If this doesn’t concern you, ask one of the 7,000+ retailers who were victim to the Guruincsite malware in 2015, forcing Google to blacklist almost all of them within the first 90 days of the breach. Since then, they have released numerous security patches, however, hackers will not have to work hard to get back in as the open source nature makes their jobs easy.

Problem 2: Support Team

With open source ecommerce software, it is almost impossible to get help from the original developers.

In the case of Magento, help is provided through community forums, which consist of other users knowledge-sharing and doing triage themselves. This can lead you to not being able to find an actual solution that will help. A secondary issue that comes from seeking help through Magento’s support forum is the risk of ending up with spam because their forums are not regularly monitored.

Problem 3: Magento Is Expensive

Website Fees

Since the Enterprise Edition is not free to download, it has a licensing fee of at least $18,000+ per year. However, even the “free” version also has website development costs.

Estimated Website Development Costs:

  • Basic Magento Sites: Meant for companies who are moving from a hosted platform or starting from scratch — $20,000-$50,000
  • Custom Magento Sites: Meant for larger retailers who are either moving from a different ecommerce platform or are upgrading their existing Magento website(s) — $50,000-$150,000+
  • Magento Enterprise: Meant for established retailers who do most of their business online — $150,000-$300,000+

Of course you can always choose to offshore your development to cut your costs down, but our experience is that you'll likely end up with a site that has more functionality, security and performance troubles in the end. In the end, you'll end up paying more in time and costs to have an experienced ecommerce Magento company rescue your site. 

Development and Maintenance Costs

Building a site is only the beginning. If you want to keep your site up and running properly, you will be spending money on maintenance fees. These maintenance fees are to help with security patches, design work and more. If your company does not want to deal with figuring out how to implement a new site update, for example, then you will likely invest in the Maintenance and Optimization Plan. Costs for this can run from a few hundred dollars and up, depending on your complexity, hosting and integrations.

Although Magento has a thriving community, it can be hard to find authentic Magento developers.
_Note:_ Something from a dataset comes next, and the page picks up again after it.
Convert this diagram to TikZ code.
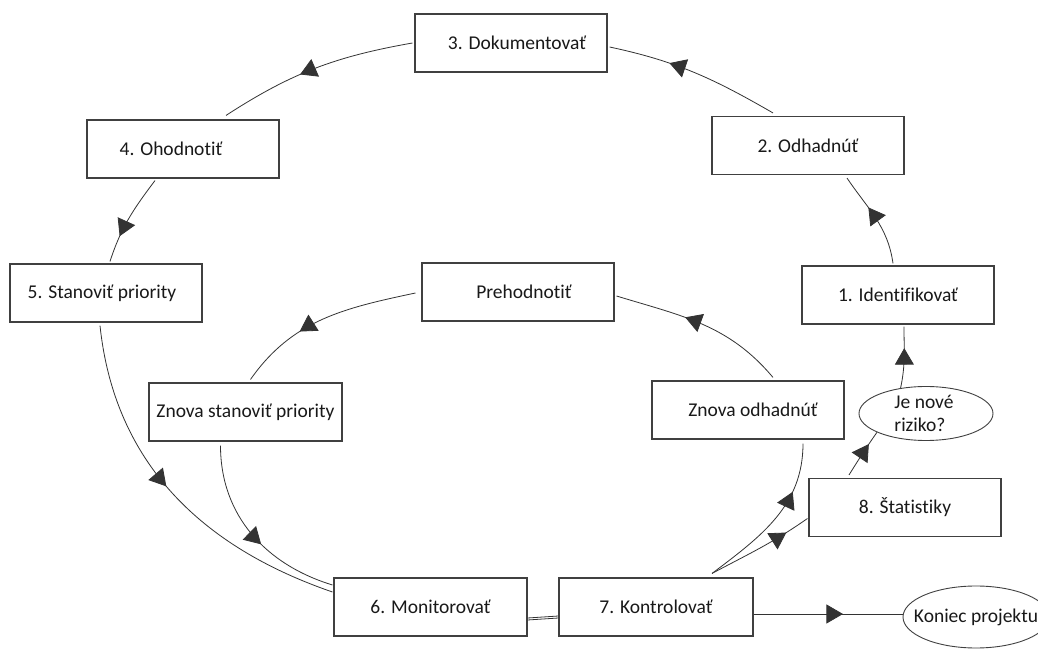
\documentclass[tikz,border=0pt]{standalone}
\usepackage{fontspec}
\setmainfont{Carlito}[Ligatures=NoCommon]
\usetikzlibrary{arrows.meta,decorations.markings,shapes.geometric}
\begin{document}
\begin{tikzpicture}[x=1pt,y=1pt,
  txt/.style={font=\fontsize{19.5}{23}\selectfont, text=black!90},
  box/.style={txt, draw=black!75, line width=1.1pt, minimum width=192pt, minimum height=58pt, inner sep=0pt},
  oval/.style={ellipse, draw=black!75, line width=0.9pt, inner sep=0pt},
  conn/.style={draw=black!80, line width=0.8pt},
  mid/.style={postaction={decorate}, decoration={markings, mark=at position #1 with {\arrow{Triangle[length=16.5pt,width=19pt]}}}},
]
\path[use as bounding box] (0,0) rectangle (1038,650);
\clip (0,0) rectangle (1038,650);
\fill[white] (0,0) rectangle (1038,650);

% boxes
\node[box] (n3)  at (511,607)   {\hspace*{12pt}3. Dokumentovať};
\node[box] (n2)  at (808,504.5) {2. Odhadnúť};
\node[box] (n4)  at (183,501)   {4. Ohodnotiť\hspace*{24pt}};
\node[box] (n5)  at (106,357)   {5. Stanoviť priority\hspace*{8pt}};
\node[box] (n1)  at (898,355)   {1. Identifikovať};
\node[box] (np)  at (518,358)   {\hspace*{12pt}Prehodnotiť};
\node[box, minimum width=193pt] (nzs) at (245.5,238) {Znova stanoviť priority};
\node[box] (nzo) at (748,240)   {\hspace*{10pt}Znova odhadnúť};
\node[box] (n8)  at (905,142.5) {8. Štatistiky};
\node[box, minimum width=193pt] (n6)  at (430.5,43) {6. Monitorovať};
\node[box, minimum width=194pt] (n7)  at (656,43)   {7. Kontrolovať};
\node[oval, minimum width=134pt, minimum height=54pt,
      label={[txt, align=left, xshift=-2pt]center:Je nové\\riziko?}] (nje) at (926,236.5) {};
\node[oval, minimum width=146pt, minimum height=62pt,
      label={[txt]center:Koniec projektu}] (nk) at (976,33) {};

% outer cycle
\draw[conn, mid=0.63] ([xshift=-5pt,yshift=2pt]n1.north) to[out=98,in=-56] ([xshift=39pt,yshift=-3pt]n2.south);
\draw[conn, mid=0.65] ([xshift=-35pt,yshift=3pt]n2.north) to[out=150,in=-12] ([xshift=2pt,yshift=-4pt]n3.east);
\draw[conn, mid=0.58] ([xshift=-2pt]n3.west) to[out=190,in=33] ([xshift=43pt,yshift=4pt]n4.north);
\draw[conn, mid=0.71] ([xshift=-28pt,yshift=-2pt]n4.south) to[out=233,in=72] ([xshift=4pt,yshift=2pt]n5.north);
\draw[conn, mid=0.47] ([xshift=-6pt,yshift=-3pt]n5.south) to[out=-84,in=161] ([xshift=-1pt,yshift=15pt]n6.west);

% inner cycle
\draw[conn, mid=0.6] ([xshift=25pt,yshift=3pt]nzo.north) to[out=130,in=-17] ([xshift=2pt,yshift=-4pt]np.east);
\draw[conn, mid=0.64] ([xshift=-6pt,yshift=-1pt]np.west) to[out=192,in=55] ([xshift=5pt,yshift=3pt]nzs.north);
\draw[conn, mid=0.57] ([xshift=-25pt,yshift=-4pt]nzs.south) to[out=-90,in=163] ([xshift=-1pt,yshift=22pt]n6.west);

% 6 -- 7
\draw[conn] ([yshift=-11pt]n6.east) -- ([yshift=-9pt]n7.west);
\draw[conn] ([yshift=-13pt]n6.east) -- ([yshift=-11pt]n7.west);

% from 7
\draw[conn, mid=0.70] ([xshift=56pt,yshift=4pt]n7.north) to[out=37,in=-90] ([xshift=55pt,yshift=-4pt]nzo.south);
\draw[conn, mid=0.77] ([xshift=56pt,yshift=4pt]n7.north) to[out=28,in=-145] ([xshift=-1pt,yshift=-11pt]n8.west);
\draw[conn, mid=0.6] ([yshift=-7pt]n7.east) -- ([yshift=3pt]nk.west);

% 8 -> Je nove -> 1
\draw[conn, mid=0.72] ([xshift=-56pt,yshift=3pt]n8.north) to[out=58,in=235] (nje.201);
\draw[conn, mid=0.65] (nje.135) to[out=78,in=-90] ([xshift=6pt,yshift=-2pt]n1.south);
\end{tikzpicture}
\end{document}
If you do find a reputable developer, their fees depend on their level of experience. A low-cost resource might be too good to be true.

The Hidden Cost of Lost Revenue

The Magento Community Edition installed on an average server is SLOW. Many online retailers are wooed by the open source software, but fail to invest in their store to ensure it runs at optimum performance. In order to help your site run in a fashion that your website visitors will actually tolerate, you will need to invest in a dedicated server to host Magento. Quality hosting for dedicated servers start in the $500 range. If you’re thinking you can do this right for less, your deal will end up costing you much more in lost revenue.

According to WPengine, a 1-second delay results in a 7% conversion loss and an 11% drop in page views. Translating to real dollars, a site with a $100 AOV and a 3% conversion rate with 2,000 sessions per day would be losing $1,033 a day. A 5-second delay equates to $2,884 in lost revenue per day.  Can you really afford more than $1 million in lost revenue per year?  This is when time truly is money.

At Acumium, we’ve often seen Magento sites with 5-9 second page load times. We've also had to rescue a site that took more than 40 seconds to load. 

What Else?

PCI compliance issues for the Magento Community Edition are a big concern, but if you’re going to accept credit cards on your site, you are required to be PCI-DSS compliant. On the Enterprise Edition, there is a separate platform, “Payment Bridge”, that handles all credit card processing, which is PA-DSS certified and helps merchants meet PCI compliance. Payment Bridge is not available for the Community Edition.

Conclusion

Although Magento is widely popular, it does not mean it is the right fit for you. Educate yourself before jumping onto any platform. If you're on Magento (community, 1.0 or even Magento 2.0), find a partner who not only knows Magento, but brings deep ecommerce experience (cloud hosting, integrations, PCI and marketing). With retailers and brands rapidly working towards a successful online presence, it’s important to find the best possible option for your needs so you don’t fall short of the competition.